The brand now offers skateboards, apparel, as well as Latosha’s own art prints for those who may not be into skateboarding but want to support her work.
Getting to this point hasn’t been easy, especially as a Black woman in what was once seen as a white male-dominated sport.
“Being Black and being a woman skateboarder is like having two things work against you,” Latosha said. “There weren’t many other Black women into skateboarding when I first started out. But now, I love meeting and learning about other Black women in the sport who haven’t always gotten the recognition they deserve.”
Latosha says she has been moved to tears lately with the outpouring of support and messages from parents of little Black kids thanking her for bringing more representation.
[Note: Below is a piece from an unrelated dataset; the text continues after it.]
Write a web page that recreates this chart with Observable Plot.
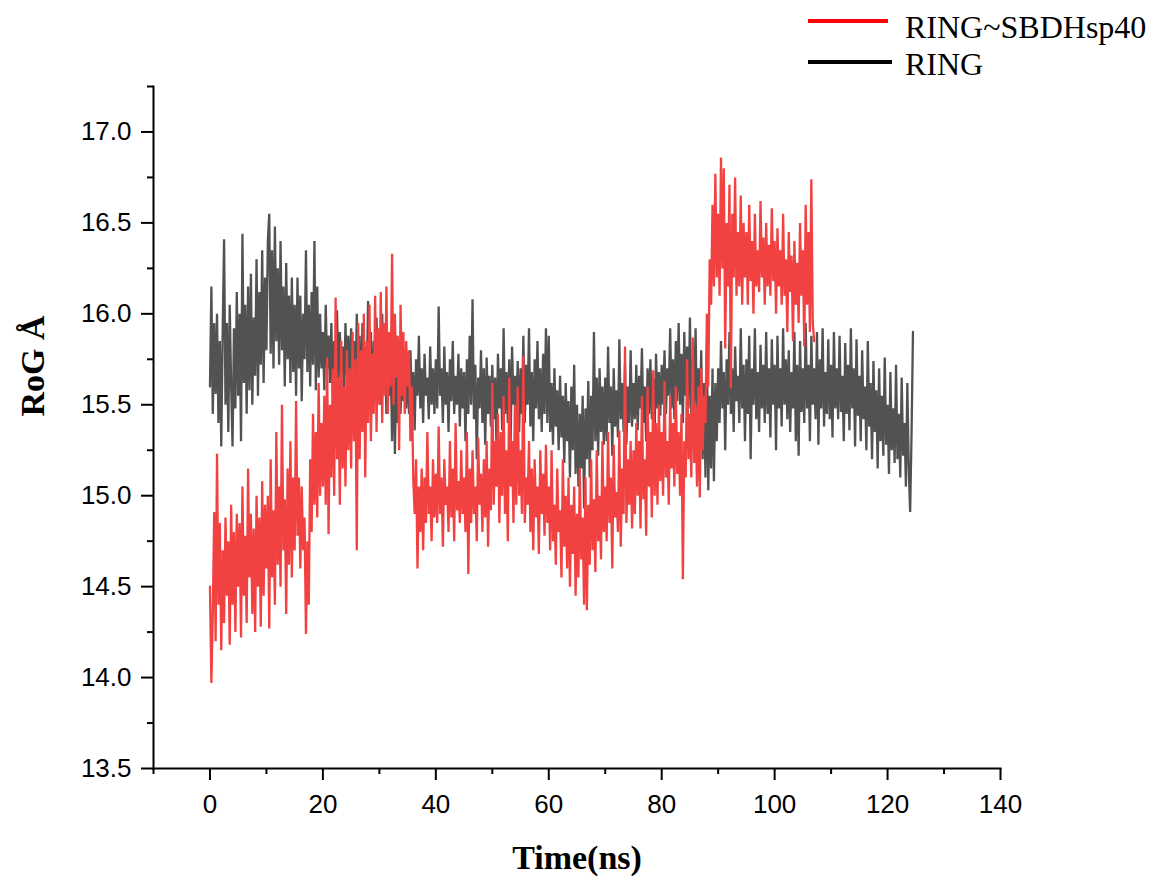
<!DOCTYPE html>
<html>
<head>
<meta charset="utf-8">
<script src="https://cdn.jsdelivr.net/npm/d3@7"></script>
<script src="https://cdn.jsdelivr.net/npm/@observablehq/plot@0.6"></script>
<style>
  html, body { margin: 0; padding: 0; background: #fff; }
  #wrap { position: relative; width: 1151px; height: 878px; }
  #legend { position: absolute; left: 0; top: 0; pointer-events: none; }
</style>
</head>
<body>
<div id="wrap"></div>
<script>
const seriesNames = ["RING~SBDHsp40", "RING"];
const seriesColors = ["#f24141", "#525252"];
const legendColors = ["#ff0000", "#000000"];
const timeStep = 0.25; // ns between samples

const xTicks = [0, 20, 40, 60, 80, 100, 120, 140];
const xMinorTicks = [-10, 10, 30, 50, 70, 90, 110, 130];
const yTicks = [13.5, 14.0, 14.5, 15.0, 15.5, 16.0, 16.5, 17.0];
const yMinorTicks = [13.75, 14.25, 14.75, 15.25, 15.75, 16.25, 16.75, 17.25];

// RING RoG values (Å), one every 0.25 ns from 0 ns (20 per row = 5 ns)
const ringValues = [
  15.60, 16.15, 15.45, 15.95, 15.56, 16.00, 15.40, 15.85, 15.27, 15.90, 16.41, 15.50, 15.95, 15.35, 16.05, 15.60, 15.27, 15.92, 15.48, 16.12,
  15.55, 16.00, 15.30, 16.44, 15.62, 16.05, 15.45, 16.15, 15.58, 16.22, 15.50, 15.98, 15.66, 16.30, 15.55, 16.12, 15.72, 16.35, 15.62, 16.20,
  15.80, 16.40, 16.55, 15.78, 16.35, 15.70, 16.48, 15.85, 16.25, 15.72, 16.40, 15.80, 16.15, 15.60, 16.28, 15.75, 16.10, 15.62, 16.20, 15.68,
  16.05, 15.55, 16.20, 15.70, 16.10, 15.52, 16.00, 15.75, 16.35, 15.68, 16.05, 15.60, 16.12, 15.72, 16.40, 15.58, 16.15, 15.65, 16.00, 15.70,
  15.90, 15.58, 16.05, 15.70, 15.88, 15.62, 15.95, 15.55, 15.85, 15.70, 16.02, 15.60, 15.90, 15.68, 15.82, 15.55, 15.95, 15.66, 15.88, 15.60,
  15.92, 15.62, 15.85, 15.50, 16.00, 15.65, 15.88, 15.45, 15.95, 15.60, 15.82, 15.55, 16.07, 15.62, 15.90, 15.50, 15.85, 15.58, 15.98, 15.52,
  15.85, 15.50, 16.00, 15.60, 15.80, 15.45, 15.88, 15.55, 15.75, 15.30, 15.82, 15.23, 15.70, 15.40, 15.85, 15.45, 15.72, 15.52, 15.80, 15.48,
  15.72, 15.45, 15.80, 15.52, 15.68, 15.36, 15.75, 15.55, 15.88, 15.48, 15.70, 15.40, 15.78, 15.55, 15.65, 15.42, 15.82, 15.50, 15.70, 15.45,
  15.75, 15.48, 16.04, 15.55, 15.70, 15.40, 15.82, 15.50, 15.68, 15.35, 15.75, 15.52, 15.85, 15.45, 15.66, 15.50, 15.78, 15.38, 15.70, 15.48,
  15.68, 15.30, 15.75, 15.45, 15.88, 15.50, 16.08, 15.42, 15.72, 15.20, 15.65, 15.48, 15.80, 15.40, 15.70, 15.28, 15.76, 15.45, 15.66, 15.38,
  15.72, 15.42, 15.65, 15.25, 15.78, 15.48, 15.70, 15.36, 15.92, 15.45, 15.68, 15.40, 15.75, 15.30, 15.82, 15.50, 15.66, 15.42, 15.74, 15.35,
  15.70, 15.45, 15.88, 15.40, 15.72, 15.50, 15.92, 15.38, 15.68, 15.30, 15.75, 15.48, 15.85, 15.42, 15.70, 15.35, 15.78, 15.45, 15.92, 15.40,
  15.88, 15.35, 15.62, 15.28, 15.70, 15.38, 15.58, 15.25, 15.66, 15.32, 15.55, 15.18, 15.62, 15.30, 15.52, 15.10, 15.60, 15.25, 15.72, 15.12,
  15.50, 15.05, 15.45, 15.15, 15.55, 14.93, 15.48, 15.20, 15.63, 15.10, 15.55, 15.25, 15.90, 15.30, 15.65, 15.22, 15.70, 15.35, 15.60, 15.28,
  15.65, 15.30, 15.82, 15.40, 15.60, 15.22, 15.70, 15.38, 15.58, 15.32, 15.86, 15.42, 15.62, 15.35, 15.72, 15.28, 15.60, 15.40, 15.80, 15.38,
  15.62, 15.42, 15.72, 15.36, 15.66, 15.48, 15.81, 15.40, 15.60, 15.30, 15.70, 15.45, 15.75, 15.42, 15.64, 15.35, 15.78, 15.48, 15.68, 15.44,
  15.72, 15.50, 15.80, 15.45, 15.70, 15.55, 15.92, 15.48, 15.75, 15.42, 15.85, 15.52, 15.95, 15.50, 15.78, 15.40, 15.90, 15.55, 15.82, 15.48,
  15.98, 15.45, 15.75, 15.50, 15.92, 15.38, 15.70, 15.42, 15.80, 15.20, 15.62, 15.10, 15.81, 15.03, 15.55, 15.15, 15.70, 15.08, 15.62, 15.30,
  15.70, 15.40, 15.85, 15.48, 15.68, 15.25, 15.75, 15.50, 15.90, 15.45, 15.70, 15.35, 15.82, 15.52, 15.66, 15.40, 15.92, 15.48, 15.72, 15.30,
  15.75, 15.45, 15.88, 15.20, 15.70, 15.50, 15.92, 15.42, 15.68, 15.35, 15.83, 15.48, 15.72, 15.40, 15.90, 15.45, 15.70, 15.32, 15.86, 15.50,
  15.72, 15.25, 15.88, 15.48, 15.70, 15.38, 15.92, 15.50, 15.75, 15.42, 15.80, 15.35, 15.68, 15.48, 15.90, 15.30, 15.72, 15.22, 15.85, 15.46,
  15.70, 15.40, 15.95, 15.48, 15.72, 15.30, 15.88, 15.50, 15.70, 15.42, 15.90, 15.28, 15.75, 15.48, 15.92, 15.38, 15.68, 15.45, 15.86, 15.42,
  15.72, 15.32, 15.90, 15.48, 15.70, 15.42, 15.88, 15.46, 15.66, 15.30, 15.84, 15.45, 15.72, 15.36, 15.92, 15.48, 15.70, 15.27, 15.86, 15.44,
  15.66, 15.30, 15.80, 15.42, 15.60, 15.25, 15.85, 15.38, 15.62, 15.20, 15.74, 15.35, 15.58, 15.15, 15.70, 15.30, 15.55, 15.22, 15.76, 15.28,
  15.50, 15.12, 15.68, 15.25, 15.48, 15.18, 15.72, 15.20, 15.45, 15.10, 15.65, 15.22, 15.40, 15.05, 15.62, 15.15, 14.91, 15.35, 15.90
];

// RING~SBDHsp40 RoG values (Å), one every 0.25 ns from 0 ns (20 per row = 5 ns)
const ringSbdValues = [
  14.50, 13.97, 14.35, 14.91, 14.20, 15.23, 14.40, 14.85, 14.15, 14.70, 14.30, 14.88, 14.45, 14.75, 14.18, 14.95, 14.40, 14.80, 14.25, 14.90,
  14.50, 14.85, 14.22, 15.05, 14.45, 14.78, 14.30, 15.15, 14.55, 14.90, 14.35, 14.82, 14.25, 15.00, 14.50, 14.88, 14.28, 15.08, 14.45, 14.95,
  14.60, 15.00, 14.27, 15.20, 14.55, 14.92, 14.40, 15.35, 14.62, 15.05, 14.50, 15.50, 14.70, 14.98, 14.35, 15.15, 14.62, 15.30, 14.55, 15.10,
  14.70, 15.52, 14.78, 15.10, 14.60, 15.05, 14.70, 14.88, 14.24, 14.75, 14.40, 15.20, 14.80, 15.45, 14.95, 15.35, 14.88, 15.62, 15.00, 15.40,
  15.05, 15.55, 14.95, 15.76, 14.79, 15.50, 15.10, 15.70, 15.00, 16.09, 15.20, 15.65, 14.95, 15.85, 15.15, 15.60, 15.05, 15.80, 15.25, 15.70,
  15.15, 15.90, 15.30, 15.75, 14.70, 15.95, 15.20, 15.80, 15.35, 16.00, 15.10, 15.85, 15.40, 16.05, 15.30, 15.78, 15.45, 16.10, 15.35, 15.92,
  15.50, 16.12, 15.40, 15.95, 15.55, 16.15, 15.45, 15.90, 15.60, 16.33, 15.50, 16.00, 15.65, 15.88, 15.25, 16.05, 15.55, 15.90, 15.45, 15.85,
  15.60, 15.80, 15.30, 15.60, 15.10, 14.90, 15.20, 14.60, 15.05, 14.80, 15.15, 14.70, 15.10, 14.85, 15.35, 14.90, 15.05, 14.75, 15.20, 14.88,
  15.12, 14.85, 15.38, 14.90, 15.10, 14.72, 15.20, 14.95, 15.05, 14.80, 15.30, 14.88, 15.15, 14.75, 15.40, 14.92, 15.08, 14.85, 15.25, 14.90,
  15.10, 14.80, 15.35, 14.57, 15.15, 14.85, 15.25, 14.90, 15.05, 14.75, 15.32, 14.95, 15.12, 14.80, 15.20, 14.88, 15.30, 14.72, 15.15, 14.92,
  15.62, 14.95, 15.30, 15.05, 15.45, 14.85, 15.35, 15.00, 15.55, 14.90, 15.25, 14.75, 15.65, 15.05, 15.30, 14.85, 15.50, 14.95, 15.60, 15.00,
  15.25, 14.90, 15.77, 14.85, 15.10, 14.95, 15.30, 14.80, 15.15, 14.70, 15.20, 14.88, 15.05, 14.68, 15.25, 14.90, 15.12, 14.78, 15.28, 14.85,
  15.05, 14.70, 15.25, 14.75, 14.95, 14.62, 15.15, 14.80, 14.92, 14.55, 15.20, 14.72, 15.00, 14.60, 15.10, 14.50, 14.95, 14.68, 15.05, 14.45,
  14.90, 14.55, 15.15, 14.65, 14.88, 14.40, 15.10, 14.37, 14.95, 14.62, 15.20, 14.70, 14.98, 14.58, 15.25, 14.75, 15.00, 14.65, 15.30, 14.80,
  15.05, 14.75, 15.35, 14.85, 15.10, 14.60, 15.28, 14.88, 15.02, 14.80, 15.36, 14.72, 15.15, 14.90, 15.82, 14.85, 15.20, 14.95, 15.30, 14.82,
  15.25, 14.90, 15.40, 15.00, 15.30, 14.82, 15.55, 14.98, 15.20, 14.78, 15.60, 15.05, 15.35, 14.88, 15.69, 15.00, 15.40, 14.95, 15.50, 15.08,
  15.35, 15.00, 15.63, 15.10, 15.30, 14.95, 15.55, 15.15, 15.40, 15.05, 15.60, 15.12, 15.35, 15.00, 15.45, 14.54, 15.30, 15.10, 15.75, 15.20,
  15.45, 15.10, 15.87, 15.18, 15.50, 15.05, 15.60, 14.99, 15.70, 15.25, 15.55, 15.40, 16.00, 15.60, 16.30, 16.05, 16.60, 16.15, 16.77, 16.20,
  16.55, 16.10, 16.86, 16.25, 16.80, 15.81, 16.50, 16.15, 16.71, 15.59, 16.55, 16.20, 16.75, 16.10, 16.45, 16.15, 16.65, 16.05, 16.50, 16.20,
  16.45, 16.05, 16.60, 16.18, 16.40, 16.00, 16.55, 16.15, 16.35, 16.12, 16.62, 16.20, 16.42, 16.05, 16.50, 16.15, 16.38, 16.10, 16.58, 16.18,
  16.40, 16.00, 16.47, 16.15, 16.35, 16.05, 16.55, 16.10, 16.30, 15.90, 16.45, 16.12, 16.32, 15.85, 16.40, 16.05, 16.28, 15.95, 16.50, 16.10,
  16.35, 15.82, 16.60, 16.05, 16.45, 15.90, 16.74, 15.95, 15.85
];

const ring = ringValues.map((v, i) => ({t: i * timeStep, v}));
const ringSbd = ringSbdValues.map((v, i) => ({t: i * timeStep, v}));

const chart = Plot.plot({
  width: 1151,
  height: 878,
  marginLeft: 153,
  marginRight: 151,
  marginTop: 86,
  marginBottom: 110,
  style: {fontFamily: "Liberation Sans, Arial, sans-serif", fontSize: "26px", color: "#000", background: "#fff", overflow: "visible"},
  x: {domain: [-10, 140]},
  y: {domain: [13.5, 17.25]},
  marks: [
    Plot.lineY(ring, {x: "t", y: "v", stroke: seriesColors[1], strokeWidth: 2.3, strokeLinejoin: "miter", strokeMiterlimit: 2}),
    Plot.lineY(ringSbd, {x: "t", y: "v", stroke: seriesColors[0], strokeWidth: 2.3, strokeLinejoin: "miter", strokeMiterlimit: 2}),
    Plot.frame({anchor: "left", stroke: "#000", strokeWidth: 2}),
    Plot.frame({anchor: "bottom", stroke: "#000", strokeWidth: 2}),
    Plot.axisX({ticks: xTicks, tickSize: 12, tickPadding: 14, strokeWidth: 2, label: null, fontSize: 26, tickFormat: d3.format("d")}),
    Plot.axisX({ticks: xMinorTicks, tickSize: 6, strokeWidth: 2, label: null, tickFormat: () => ""}),
    Plot.axisY({ticks: yTicks, tickSize: 12, tickPadding: 10, strokeWidth: 2, label: null, fontSize: 26, tickFormat: d3.format(".1f")}),
    Plot.axisY({ticks: yMinorTicks, tickSize: 6, strokeWidth: 2, label: null, tickFormat: () => ""}),
    Plot.text(["Time(ns)"], {frameAnchor: "bottom", dy: 90, lineAnchor: "middle", fontFamily: "Liberation Serif, Times New Roman, serif", fontWeight: "bold", fontSize: 34}),
    Plot.text(["RoG Å"], {frameAnchor: "left", dx: -120, dy: -11, rotate: -90, lineAnchor: "middle", fontFamily: "Liberation Serif, Times New Roman, serif", fontWeight: "bold", fontSize: 34})
  ]
});

const wrap = document.getElementById("wrap");
wrap.appendChild(chart);

// Legend overlay (lines + labels), top-right as in the original
const leg = d3.select(wrap).append("svg")
  .attr("id", "legend")
  .attr("width", 1151).attr("height", 100);
const legRows = [
  {name: seriesNames[0], color: legendColors[0], lineY: 21, x2: 888, textY: 38},
  {name: seriesNames[1], color: legendColors[1], lineY: 62, x2: 892, textY: 75}
];
legRows.forEach(r => {
  leg.append("line").attr("x1", 808).attr("x2", r.x2).attr("y1", r.lineY).attr("y2", r.lineY)
    .attr("stroke", r.color).attr("stroke-width", 4);
  leg.append("text").attr("x", 905).attr("y", r.textY)
    .attr("font-family", "Liberation Serif, Times New Roman, serif").attr("font-size", 32)
    .attr("fill", "#000").text(r.name);
});
</script>
</body>
</html>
Brands have been reaching out in hopes of a chance to work with Proper Gnar and feature it in their stores. However, this wasn’t always the case.
“When I first started making boards, it was hard to work with the big-name celebrities and faces because they all had contracts with the major brands and weren’t allowed to feature anything else. I had to figure out to work around that. Brands would make me prove myself before they would give me a chance.”
Currently, Proper Gnar can be found in about 10 skate shops across the country and the brand will soon announce placement with two major retailers.
In her spare time, Latosha also hosts events at skateparks and plans to restart them once it is safe again. Her goal is to hopefully prepare more young girls for the professional world of skateboarding.